Friday, August 3, 2012
Business "Villains" Now Joining School Boards
I was watching C-Span the other day and, as I often do, learned that an innovative new approach to K-12 education is on the horizon. In one of those "I wish I'd thought of that" moments I learned that retired business executives, to include Fortune 500 Chief Executive Officers, are now joining district school boards.
The retired business exec on C-Span was explaining that he is able to contribute his expertise to the betterment of the school districts in a number of ways. Having devoted his entire business career toward achieving efficiencies by reducing waste, the business fella can point out operational problems in school administration. While the "bottom line" results for business is profit the "bottom line" for schools should be the quality of education for their students. These innovative school administrations are learning that the two are not mutually exclusive. By teaching administrators how to achieve the best bang for their buck the students win and no one loses!
These execs are also giving the kids a realistic look at the "real world" and can promote the idea that school curriculums must be tied to "real world" needs if they ever hope to have a prosperous and productive career.
There's little doubt in my mind that our K-12 education system is soon bound to undergo drastic changes in how we educate our kids. Why? Because our current system is such an abject failure that change must come, and must come very soon. It will come even if we have to drag the militantly unionized teacher's unions who have rewarded incompetence with tenure while our nation's school children graduate without the comprehension skills necessary to read a tax return or even a daily newspaper. Change will come because parents are no longer buying into the age old excuses offered in the past.

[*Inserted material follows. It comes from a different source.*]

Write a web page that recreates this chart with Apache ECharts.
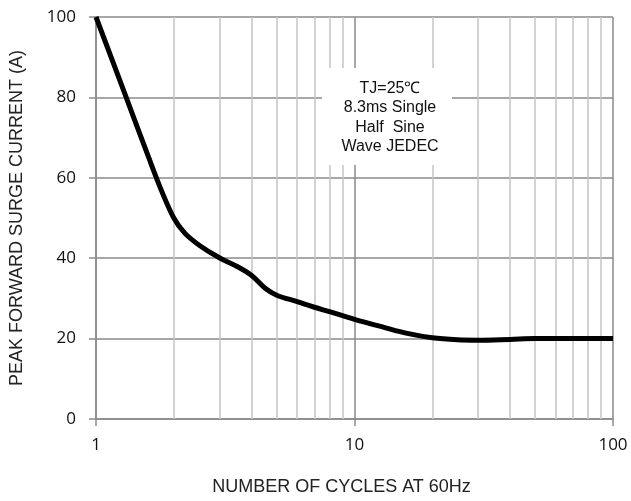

I applaud those school districts who are willing to roll the dice in hopes of improving their system. I'm heartened to learn that physicists and industrial engineers and architects are retiring from successful careers to enter the classroom and offer students real world experience.
It's perfectly okay that kids learn about our history. It's great that the liberal arts are still taught, for it is the liberal arts that enrich the soul, and nothing is more important than that. But it is equally important that both our school systems and our students learn how to live, and live well, in the "real world".